Requested Multiple Versions

{endpoint-version} is a version or range and {single-or-multiple} is multiple.

  1. Find a matching {endpoint-information} in the {discovery-document} (see Find Matching Version)

  2. If {endpoint-information} is found, STOP. Return the information in the {endpoint-information} (see Return Information).

  3. If no matching {endpoint-information} is found and {be-strict} is True, STOP. Return an error telling the user their requested version could not be found. Include the list of versions that were found in the error.

  4. If no matching {endpoint-information} is found and {be-strict} is False, use the {catalog-endpoint} as the {service-endpoint}. Find the {endpoint-information} in the document that matches the {catalog-endpoint} and use it. (see Matching Endpoints).

  5. If there is no {endpoint-information}, STOP. Infer the {found-endpoint-version} from the {service-endpoint} (see Inferring Version).

  6. STOP. Return the information in {endpoint-information} (see Return Information).

Find Latest Version

If one of the versions in the list has status of CURRENT, use it.
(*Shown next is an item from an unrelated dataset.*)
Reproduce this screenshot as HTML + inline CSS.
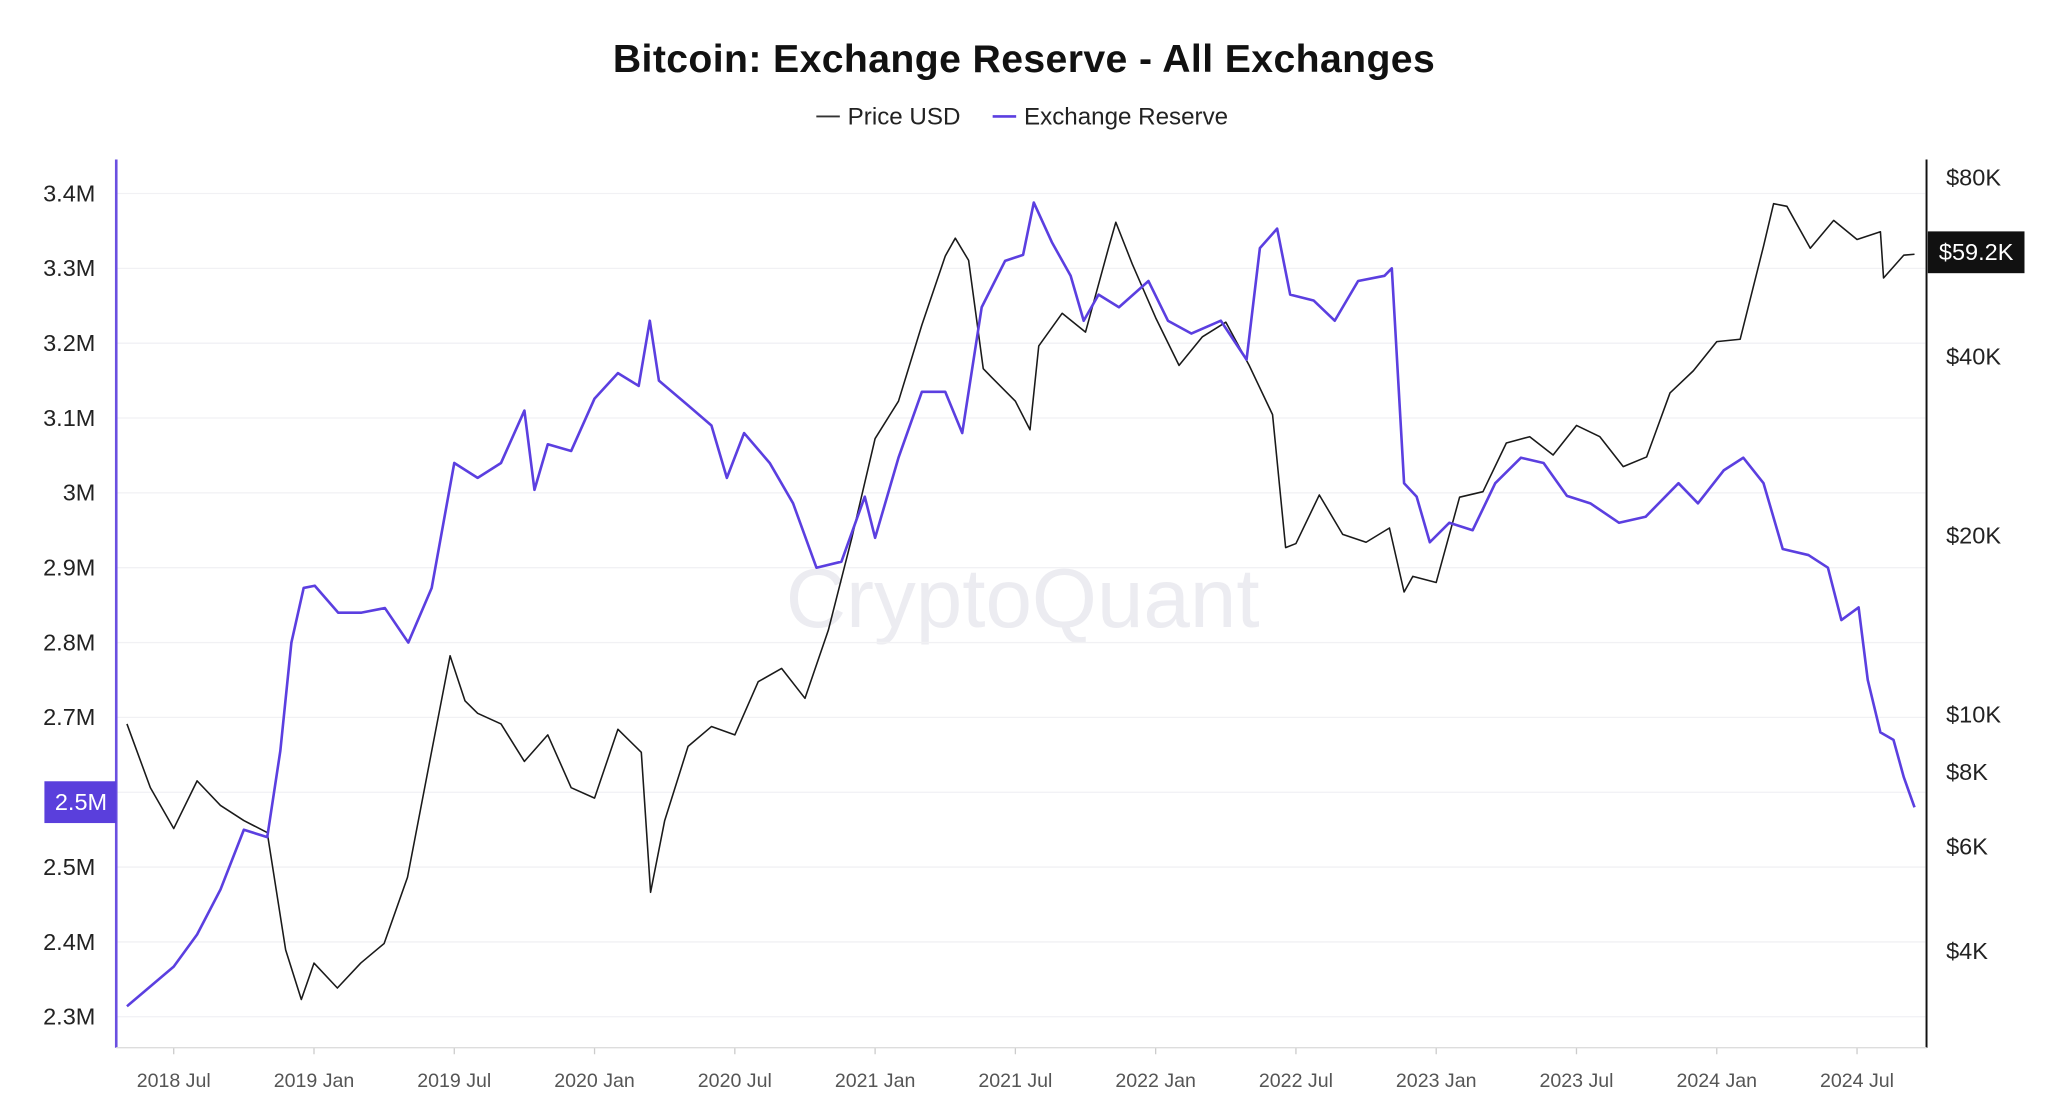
<!DOCTYPE html>
<html><head><meta charset="utf-8">
<style>
html,body{margin:0;padding:0;background:#fff;}
svg{display:block;font-family:"Liberation Sans",sans-serif;}
</style></head>
<body>
<svg id="chart" width="2048" height="1108" viewBox="0 0 1568 848" xmlns="http://www.w3.org/2000/svg">
  <text x="784" y="55" text-anchor="middle" font-size="30" font-weight="bold" letter-spacing="0.3" fill="#111">Bitcoin: Exchange Reserve - All Exchanges</text>
  <g>
    <g>
      <line x1="625" y1="89" x2="643" y2="89" stroke="#333" stroke-width="1.5"/>
      <text x="649" y="95" font-size="18.5" fill="#222">Price USD</text>
    </g>
    <g>
      <line x1="760" y1="89" x2="778" y2="89" stroke="#5b3fe0" stroke-width="2"/>
      <text x="784" y="95" font-size="18.5" fill="#222">Exchange Reserve</text>
    </g>
  </g>
  <text x="783" y="480" text-anchor="middle" font-size="64" fill="#ececf1">CryptoQuant</text>
  <g id="grid"></g>
  <g id="series"></g>
  <g id="axes"></g>
</svg>
<script>
const priceDates = ["2018-05-01","2018-06-01","2018-07-01","2018-08-01","2018-09-01","2018-10-01","2018-11-01","2018-11-25","2018-12-15","2019-01-01","2019-02-01","2019-03-01","2019-04-01","2019-05-01","2019-06-01","2019-06-26","2019-07-15","2019-08-01","2019-09-01","2019-10-01","2019-11-01","2019-12-01","2020-01-01","2020-02-01","2020-03-01","2020-03-13","2020-04-01","2020-05-01","2020-06-01","2020-07-01","2020-08-01","2020-09-01","2020-10-01","2020-11-01","2020-12-01","2021-01-01","2021-02-01","2021-03-01","2021-04-01","2021-04-14","2021-05-01","2021-05-20","2021-06-01","2021-07-01","2021-07-20","2021-08-01","2021-09-01","2021-10-01","2021-11-01","2021-11-10","2021-12-01","2022-01-01","2022-02-01","2022-03-01","2022-04-01","2022-05-01","2022-06-01","2022-06-18","2022-07-01","2022-08-01","2022-09-01","2022-10-01","2022-11-01","2022-11-20","2022-12-01","2023-01-01","2023-02-01","2023-03-01","2023-04-01","2023-05-01","2023-06-01","2023-07-01","2023-08-01","2023-09-01","2023-10-01","2023-11-01","2023-12-01","2024-01-01","2024-02-01","2024-03-01","2024-03-14","2024-04-01","2024-05-01","2024-06-01","2024-07-01","2024-08-01","2024-08-05","2024-09-01","2024-09-15"];
const priceValues = [9600,7500,6400,7700,7000,6600,6300,4000,3300,3800,3450,3800,4100,5300,8500,12500,10500,10000,9600,8300,9200,7500,7200,9400,8600,5000,6600,8800,9500,9200,11300,11900,10600,13800,19700,29000,33500,45000,58800,63000,57800,38000,36700,33500,30000,41500,47100,43800,61000,67000,57000,46300,38500,43000,45500,38500,31800,19000,19300,23300,20000,19400,20500,16000,17000,16600,23100,23600,28500,29200,27200,30500,29200,26000,27000,34600,37700,42200,42600,61100,72000,71300,60600,67500,62700,64600,54000,59000,59200];

const reserveDates = ["2018-05-01","2018-07-01","2018-08-01","2018-09-01","2018-10-01","2018-11-01","2018-11-18","2018-12-02","2018-12-18","2019-01-02","2019-02-02","2019-03-02","2019-04-02","2019-05-02","2019-06-02","2019-07-01","2019-08-01","2019-09-01","2019-10-01","2019-10-14","2019-11-01","2019-12-01","2020-01-01","2020-02-01","2020-02-28","2020-03-12","2020-03-24","2020-05-01","2020-06-01","2020-06-21","2020-07-13","2020-08-16","2020-09-16","2020-10-16","2020-11-18","2020-12-18","2021-01-01","2021-02-01","2021-03-01","2021-04-01","2021-04-23","2021-05-18","2021-06-18","2021-07-11","2021-07-25","2021-08-18","2021-09-12","2021-09-29","2021-10-18","2021-11-14","2021-12-22","2022-01-17","2022-02-17","2022-03-25","2022-04-28","2022-05-15","2022-06-07","2022-06-24","2022-07-24","2022-08-21","2022-09-21","2022-10-25","2022-11-04","2022-11-08","2022-11-20","2022-12-06","2022-12-23","2023-01-18","2023-02-18","2023-03-17","2023-04-20","2023-05-19","2023-06-19","2023-07-19","2023-08-26","2023-09-30","2023-11-12","2023-12-07","2024-01-10","2024-02-05","2024-03-01","2024-03-26","2024-04-29","2024-05-24","2024-06-11","2024-07-03","2024-07-15","2024-08-01","2024-08-18","2024-09-01","2024-09-15"];
const reserveValues = [2.314,2.367,2.41,2.47,2.55,2.54,2.655,2.80,2.873,2.876,2.84,2.84,2.846,2.80,2.873,3.04,3.02,3.04,3.11,3.004,3.065,3.056,3.126,3.16,3.143,3.23,3.15,3.117,3.09,3.02,3.08,3.04,2.986,2.90,2.908,2.995,2.94,3.047,3.135,3.135,3.08,3.248,3.31,3.318,3.388,3.335,3.29,3.23,3.265,3.248,3.283,3.23,3.213,3.23,3.178,3.327,3.353,3.265,3.257,3.23,3.283,3.29,3.30,3.23,3.013,2.995,2.934,2.96,2.95,3.013,3.047,3.04,2.996,2.986,2.96,2.968,3.013,2.986,3.03,3.047,3.013,2.925,2.917,2.90,2.83,2.847,2.75,2.68,2.67,2.62,2.58];

const leftTicks = [2.3,2.4,2.5,2.6,2.7,2.8,2.9,3.0,3.1,3.2,3.3,3.4];
const leftTickLabels = ["2.3M","2.4M","2.5M","","2.7M","2.8M","2.9M","3M","3.1M","3.2M","3.3M","3.4M"];
const rightTicks = [4000,6000,8000,10000,20000,40000,80000];
const rightTickLabels = ["$4K","$6K","$8K","$10K","$20K","$40K","$80K"];
const xTickDates = ["2018-07-01","2019-01-01","2019-07-01","2020-01-01","2020-07-01","2021-01-01","2021-07-01","2022-01-01","2022-07-01","2023-01-01","2023-07-01","2024-01-01","2024-07-01"];
const xTickLabels = ["2018 Jul","2019 Jan","2019 Jul","2020 Jan","2020 Jul","2021 Jan","2021 Jul","2022 Jan","2022 Jul","2023 Jan","2023 Jul","2024 Jan","2024 Jul"];
const lastReserveLabel = "2.5M";
const lastPriceLabel = "$59.2K";

const NS = "http://www.w3.org/2000/svg";
function monthsOf(d){const p=d.split("-").map(Number);return (p[0]-2018)*12+(p[1]-7)+(p[2]-1)/30.4;}
function xScale(d){return 133+monthsOf(d)*17.9;}
function yLeft(v){return 148+(3.4-v)*573;}
function yRight(p){return 546-137*Math.log2(p/10000);}
function mk(tag,attrs,parent){const e=document.createElementNS(NS,tag);for(const k in attrs)e.setAttribute(k,attrs[k]);parent.appendChild(e);return e;}

const grid=document.getElementById("grid"), series=document.getElementById("series"), axes=document.getElementById("axes");

leftTicks.forEach((v,i)=>{
  const y=yLeft(v);
  const gl=mk("line",{x1:90,x2:1474,y1:y,y2:y,stroke:"#f1f1f4","stroke-width":1},grid);
  
  
  if(leftTickLabels[i]){
    const t=mk("text",{x:73,y:y+6,"text-anchor":"end","font-size":18,fill:"#222"},axes);
    t.textContent=leftTickLabels[i];
    
    
  }
});
rightTicks.forEach((v,i)=>{
  const t=mk("text",{x:1490,y:yRight(v)+7,"font-size":18,fill:"#222"},axes);
  t.textContent=rightTickLabels[i];
  
  
});
xTickDates.forEach((d,i)=>{
  const x=xScale(d);
  const tk=mk("line",{x1:x,x2:x,y1:802,y2:807,stroke:"#ccc"},axes);
  
  
  const t=mk("text",{x:x,y:832,"text-anchor":"middle","font-size":15,fill:"#555"},axes);
  t.textContent=xTickLabels[i];
  
  
});

const pp=priceDates.map((d,i)=>xScale(d).toFixed(1)+","+yRight(priceValues[i]).toFixed(1)).join(" ");
const priceLine=mk("polyline",{points:pp,fill:"none",stroke:"#1a1a1a","stroke-width":1.2,"stroke-linejoin":"round"},series);


const rp=reserveDates.map((d,i)=>xScale(d).toFixed(1)+","+yLeft(reserveValues[i]).toFixed(1)).join(" ");
const resLine=mk("polyline",{points:rp,fill:"none",stroke:"#5b3fe0","stroke-width":2,"stroke-linejoin":"round"},series);



const la=mk("line",{x1:89,x2:89,y1:122,y2:802,stroke:"#6a4fe0","stroke-width":2},axes);


const ra=mk("line",{x1:1475,x2:1475,y1:122,y2:802,stroke:"#111","stroke-width":1.5},axes);


const ba=mk("line",{x1:89,x2:1475,y1:802,y2:802,stroke:"#ddd","stroke-width":1},axes);



const lb=mk("rect",{x:34,y:598,width:55,height:32,fill:"#5a3fdc"},axes);


const lt=mk("text",{x:62,y:620,"text-anchor":"middle","font-size":18,fill:"#fff"},axes);
lt.textContent=lastReserveLabel;


const rb=mk("rect",{x:1476,y:177,width:74,height:32,fill:"#111"},axes);


const rt=mk("text",{x:1513,y:199,"text-anchor":"middle","font-size":18,fill:"#fff"},axes);
rt.textContent=lastPriceLabel;


</script>
</body></html>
Otherwise, select the version with the highest id, excluding any with status of EXPERIMENTAL or DEPRECATED sorted using version comparison not lexical sorting.

Return Information

When endpoint information has been selected, return the information in the following manner:

  1. Strip the leading “v” from {id} and return it as {found-endpoint-version}.

  2. Expand the href of the entry in links where rel is self and return it as the {service-endpoint} (see Expanding Endpoints).

  3. Return {min-version} and {max-version} if they exist.